Protein recovery from soil by organic solvents

The polar solvents, methanol and ethanol both proved ineffectual at recovering soluble proteins from soil likely due to the alcohol-induced precipitation of proteins33. This contrasts strongly with metabolomic studies where these extractants often yield the greatest recovery of low molecular weight organic solutes34,35.

Co-extraction of humic substances

NaOH caused the solubilisation of large amounts of humic substances and based on previous studies, this is likely to induce protein denaturation36,37. Consequently, we would not recommend it as an extractant. However, in some analysis the structure of the protein is not important (e.g. sodium dodecyl sulfate-polyacrylamide gel electrophoresis (SDS-PAGE) and the Kjeldahl method) and NaOH can be used.

Na-pyrophosphate, NaOH, Na-citrate and both phosphate buffers extracted more humic substances in comparison to deionised water (Supplementary Table S11; Supplementary Fig. S2) in support of previous findings11,38. Humic substances can be problematic due to their ability to bind to proteins and interfere with colorimetric procedures for quantifying protein4,39. Proteins interact with humic substances to form protein-humic substance complexes26. The mechanisms of the interaction are thought to consist of: (a) covalent and hydrogen bonds40, (b) ionic bonds between the functional amino group of the protein and the carboxyl or hydroxyl group of the humic substance41, (c) physically immobilised within macromolecular matrix of humic substances42, and (d) electron donor-acceptor complexes43.
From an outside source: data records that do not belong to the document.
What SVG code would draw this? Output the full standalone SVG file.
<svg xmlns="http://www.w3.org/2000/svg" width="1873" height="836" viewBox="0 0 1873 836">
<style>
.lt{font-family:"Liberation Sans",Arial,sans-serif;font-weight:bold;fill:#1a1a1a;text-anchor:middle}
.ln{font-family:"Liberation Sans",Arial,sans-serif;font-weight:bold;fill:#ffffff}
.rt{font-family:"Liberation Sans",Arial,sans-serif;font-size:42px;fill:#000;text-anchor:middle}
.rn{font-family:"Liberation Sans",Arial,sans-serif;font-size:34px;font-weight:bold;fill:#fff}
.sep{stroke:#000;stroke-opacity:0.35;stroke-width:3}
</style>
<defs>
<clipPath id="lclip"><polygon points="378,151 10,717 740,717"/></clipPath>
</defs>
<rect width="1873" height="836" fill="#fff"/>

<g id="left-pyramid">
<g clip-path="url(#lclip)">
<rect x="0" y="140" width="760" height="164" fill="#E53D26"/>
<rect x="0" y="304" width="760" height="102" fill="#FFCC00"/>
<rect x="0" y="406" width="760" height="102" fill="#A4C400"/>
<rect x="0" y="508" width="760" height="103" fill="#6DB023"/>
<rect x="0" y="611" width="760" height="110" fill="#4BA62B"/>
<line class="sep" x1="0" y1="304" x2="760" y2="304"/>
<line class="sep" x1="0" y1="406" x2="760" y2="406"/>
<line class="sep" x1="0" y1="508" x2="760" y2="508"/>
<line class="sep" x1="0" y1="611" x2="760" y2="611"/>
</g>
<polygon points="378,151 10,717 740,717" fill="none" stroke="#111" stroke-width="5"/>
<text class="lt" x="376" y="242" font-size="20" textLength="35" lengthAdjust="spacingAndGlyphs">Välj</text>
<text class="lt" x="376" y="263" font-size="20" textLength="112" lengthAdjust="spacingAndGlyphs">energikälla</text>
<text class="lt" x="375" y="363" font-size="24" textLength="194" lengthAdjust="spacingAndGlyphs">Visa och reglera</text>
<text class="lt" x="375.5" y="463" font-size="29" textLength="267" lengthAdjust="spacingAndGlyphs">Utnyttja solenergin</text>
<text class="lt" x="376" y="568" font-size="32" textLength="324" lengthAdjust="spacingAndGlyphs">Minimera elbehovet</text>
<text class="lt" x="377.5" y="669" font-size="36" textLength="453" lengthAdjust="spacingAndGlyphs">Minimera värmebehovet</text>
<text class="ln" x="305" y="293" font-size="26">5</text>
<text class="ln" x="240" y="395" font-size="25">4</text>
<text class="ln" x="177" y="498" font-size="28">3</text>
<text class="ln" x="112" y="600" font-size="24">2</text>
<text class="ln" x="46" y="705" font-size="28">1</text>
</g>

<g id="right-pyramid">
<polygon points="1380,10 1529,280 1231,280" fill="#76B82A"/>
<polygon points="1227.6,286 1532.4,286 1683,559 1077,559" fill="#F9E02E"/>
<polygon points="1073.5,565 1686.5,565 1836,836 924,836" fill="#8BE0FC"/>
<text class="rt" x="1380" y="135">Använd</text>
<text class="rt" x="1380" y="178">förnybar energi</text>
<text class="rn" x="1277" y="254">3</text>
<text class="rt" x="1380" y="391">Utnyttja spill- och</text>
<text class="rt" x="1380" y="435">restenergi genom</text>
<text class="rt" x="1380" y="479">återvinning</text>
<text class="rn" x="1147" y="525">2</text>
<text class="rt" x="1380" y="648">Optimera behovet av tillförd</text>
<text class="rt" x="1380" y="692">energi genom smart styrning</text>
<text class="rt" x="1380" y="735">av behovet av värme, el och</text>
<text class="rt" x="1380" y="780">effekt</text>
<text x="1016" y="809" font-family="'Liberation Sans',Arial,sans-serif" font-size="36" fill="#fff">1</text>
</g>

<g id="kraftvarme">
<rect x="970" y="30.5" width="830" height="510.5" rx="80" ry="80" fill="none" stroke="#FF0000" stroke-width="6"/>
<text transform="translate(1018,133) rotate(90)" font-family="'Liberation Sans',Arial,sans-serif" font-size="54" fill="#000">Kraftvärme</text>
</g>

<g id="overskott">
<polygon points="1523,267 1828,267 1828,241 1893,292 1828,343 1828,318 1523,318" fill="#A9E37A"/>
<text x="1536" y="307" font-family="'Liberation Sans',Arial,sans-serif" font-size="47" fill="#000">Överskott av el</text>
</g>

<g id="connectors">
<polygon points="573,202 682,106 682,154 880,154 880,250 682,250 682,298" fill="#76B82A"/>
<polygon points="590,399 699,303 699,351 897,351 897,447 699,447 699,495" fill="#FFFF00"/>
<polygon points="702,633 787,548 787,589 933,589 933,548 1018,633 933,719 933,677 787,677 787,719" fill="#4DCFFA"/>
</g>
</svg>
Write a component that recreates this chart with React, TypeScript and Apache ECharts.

The co-extraction of humic substances with proteins in the protein-humic complexes results in colour in the supernatant. This interferes with colorimetric and fluorescent analysis of protein quantity6,44. Methods of removing interfering humic substances (e.g. PVPP4 and TCA precipitation45) have been found to be ineffective46. Therefore, NaOH, Na-pyrophosphate, Na-citrate and phosphate buffers are not ideal extractants when these types of analysis are being used. In addition, if extracting protein from a soil with high organic matter content, more interference will occur in comparison to soils with lower organic matter contents.

Conclusions

In summary, we found that  0.1 M NaOH was the most effective extractant overall when denatured protein can be used in subsequent analysis and co-extraction of humic substances does not interfere. For analysis of intact proteins, 0.05 M Na-pyrophosphate (pH 7.0) was most effective for extracting water-soluble proteins from soil; however, it did also co-extract humic substances. Where interference of humic substances may prove problematic for subsequent analysis and intact proteins are required, deionised water is recommended. For proteomics, further analysis by LC-MS/MS will be necessary to assess the quality of the proteins extracted by each method15,47. In addition, although this study was limited to three soils, our results clearly indicate that soil type directly affects the amount of protein that can be recovered. This may make quantitative comparisons between soils problematic. Rarely has this been accounted for in previous studies comparing protein levels in soil. The impact of this in future studies can be evaluated by measuring the recovery of a known mixture of proteins, as undertaken here. It should also be emphasised that this study focused only on the recovery of hydrophilic proteins from soil. Similar studies are therefore required to optimise the recovery of proteins contained within the soil microbial community, especially those of a hydrophobic nature.